Stylized line drawing of mark playing the flute

Tales of woe in the college health center

I attended Lewis & Clark College from 1994–1998 so these stories may not reflect the L&C Health Center of today. I really hope they don’t

I went to the L&C Health Center a handful of times. Mostly for winter colds and once to get all of my vaccinations before heading to Ecuador.

I don’t know why I bothered going. They only offered two options for illness.

They’d take a urine sample to run tests which would find nothing. Or they’d give you a pamphlet of home remedies for colds (running a saline solution through your nose, that sort of thing). Forget about antibiotics or anything useful.

Here are three stories that sum up the health center experience:

You’re pregnant

My friend Amee went to the clinic because she’d been fighting a nasty cold for several weeks.

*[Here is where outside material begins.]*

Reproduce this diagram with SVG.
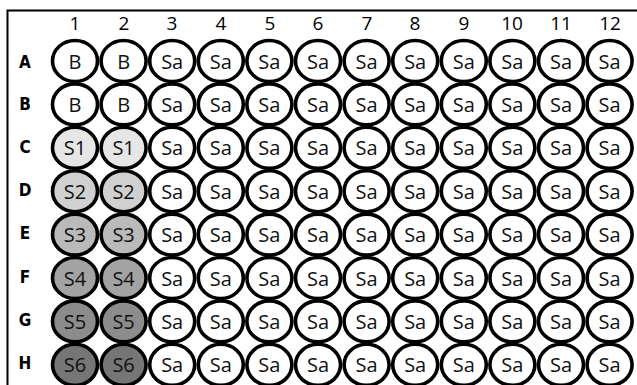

Her conversation with the woman at the clinic went something like this.

Amee: I don’t feel well. I’ve been coughing with some nausea for a couple of weeks now.

Woman: You’re probably pregnant. Let’s do a pregnancy test.

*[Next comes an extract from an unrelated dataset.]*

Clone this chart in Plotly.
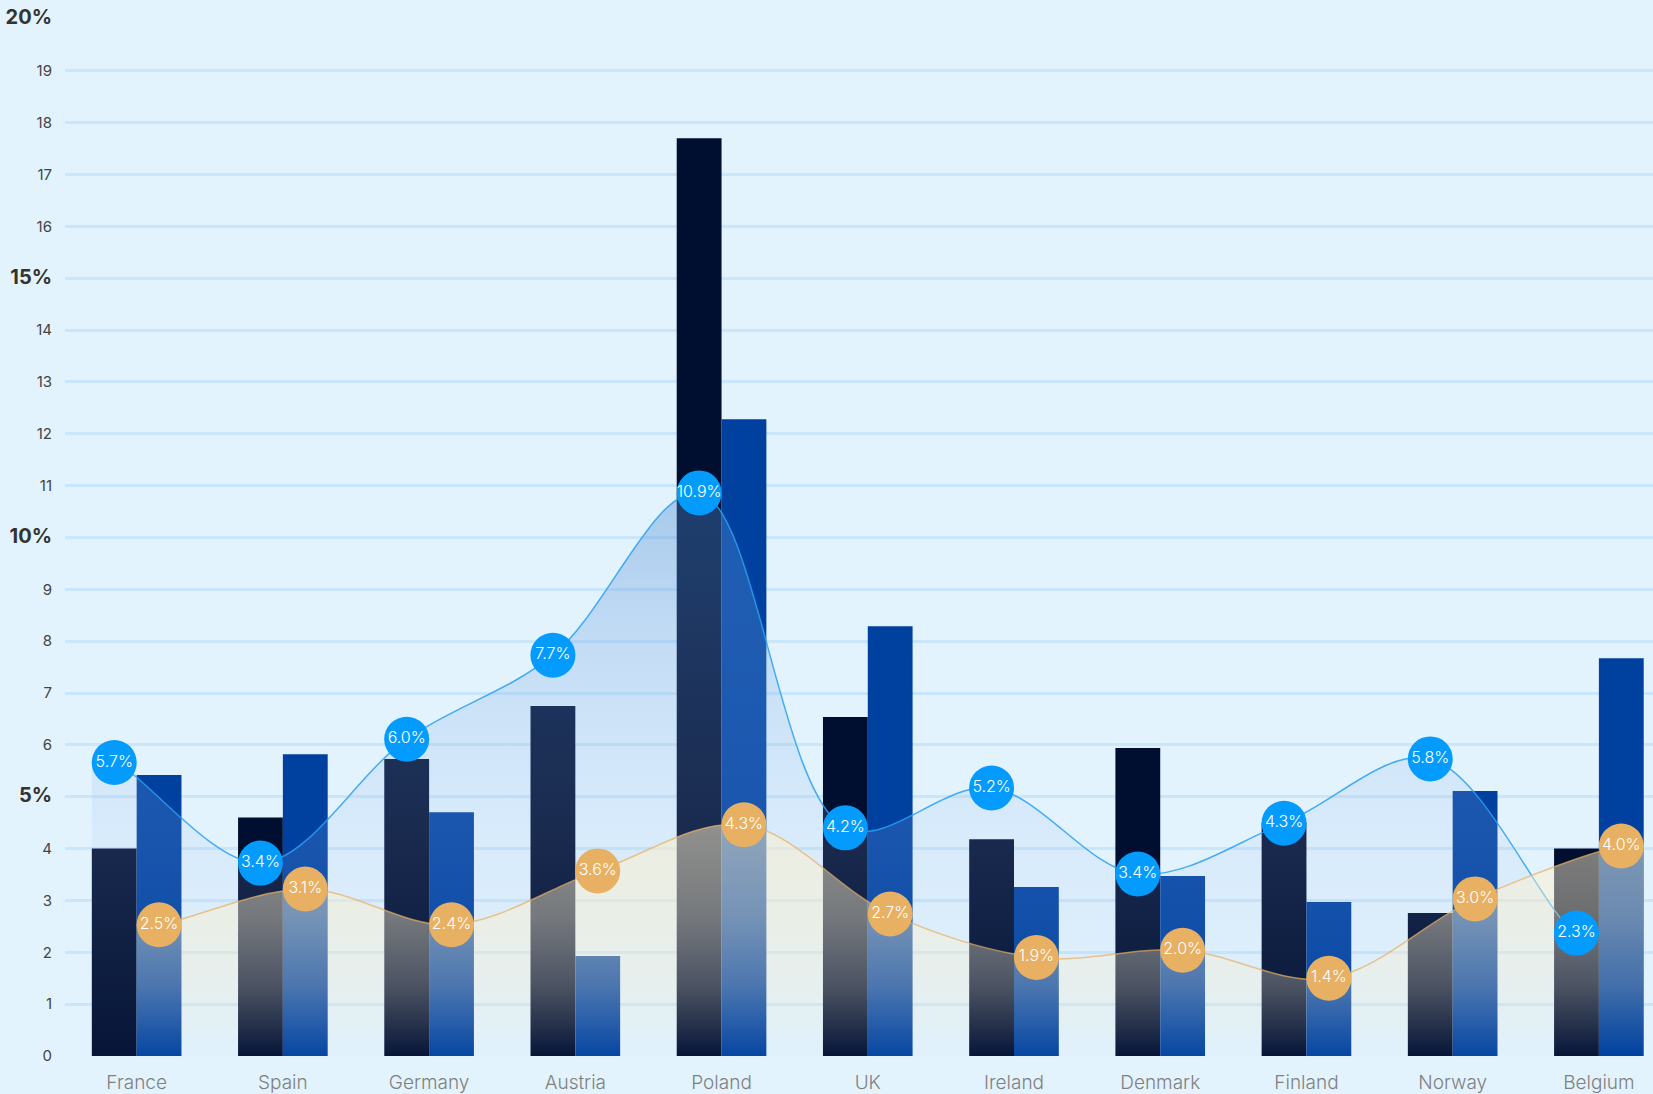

Amee: I’m positive that’s not it. What else can we try?

Woman: No, you’re definitely pregnant.

Amee: But I’ve never had sex with anyone!

Woman: We won’t do anything else until we rule out pregnancy.

They could’ve given me the benefit of the doubt

I went in once, also for a persistent cold. They took a urine sample and sent me back to the waiting room.

When they called me back, they asked if I had masturbated recently because the sample was β€œcontaminated” and they couldn’t run the tests. They weren’t wrong, but I wish they’d at least asked if I’d had sex instead.

It’s not that bad

My friend Casey went to the clinic with extreme stomach pain and vomiting. They told him he had food poisoning from the cafeteria and sent him back to his room.

After a couple more hours, he was in so much pain that he went back. They still insisted it was food poisoning and there was nothing they could do.

Finally, at 3am, he was in such agony that he had a friend drive him to the ER where he was diagnosed with acute appendicitis. It had been so long that his appendix had ruptured and he had to have a lengthy surgery. He spent weeks walking around campus with an open wound on his abdomen so it could drain.